I have done a little bit of research on reconstructing failed/removed RAID arrays and had come across z-a-recovery.com (zero assumption recovery software), which is a nice product for $99 that claims to be able to take care of these sorts of things. The software installed and performed RAID analysis (took about 2 days) and showed a disk map (with no bad sectors) - and finally discovered the RAID0 array. The idea behind the software is it analyses the drives & creates a virtual raid array in order to allow users to take important data off the failed ARRAY drives. On the next screen, "the Volume analysis" screen, the software just stalled at 90% with no CPU or MB/sec HD cycles...
I got in touch with ZAR's developer and had followed his instructions to run the software in debugging mode again. The second time, during the initial analysis the program said that one of the drives had bad sectors and wouldn't pass this initial phase - got stuck at 10%... again, got in touch with the developer, sent him a link to the 800MB debug log file. He refunded me the $ for the software & said I should try out the competition.
Since then, the client needed his business to continue to run using that specific workstation. We connected external RAID0 SCSI 1.6TB storage (it's a high definition video shop, needs lots of data throughput) & I took the RAID card along with the 4 SATA drives home to continue the recovery effort.
Took one of my workstations and realized that the RAID controller needs a 64bit PCI. Since I don't have a system with the 64bit slot, my idea is to connect the failed hard drive to my non-raid PCI SATA controller in order to recover it.
My question is, can this be done at all?

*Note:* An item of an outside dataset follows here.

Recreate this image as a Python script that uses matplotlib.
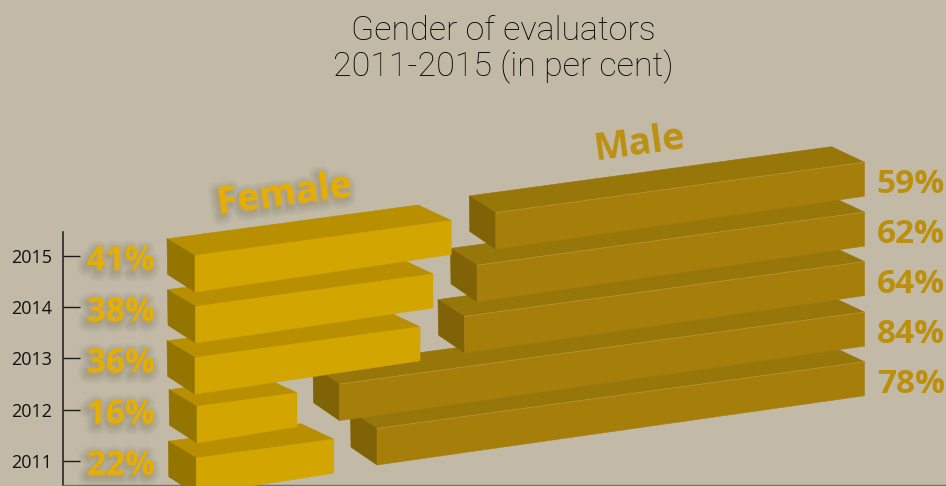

Would you recommend a product that will scan a failed drive and restore raw data from its last state to an image file, which can then be used to reimage a new, working hard drive? I would then take this new hard drive, reconnect it to the original RAID to attempt to restore the RAID ARRAY again using the ZAR software.
Is this a common practice?
There is no redundancy in a RAID0 configuration - being that I don't have a 4 port RAID controller, will I be able to create an image of the hard drive with the bad blocks (skipping over the bad blocks if possible)?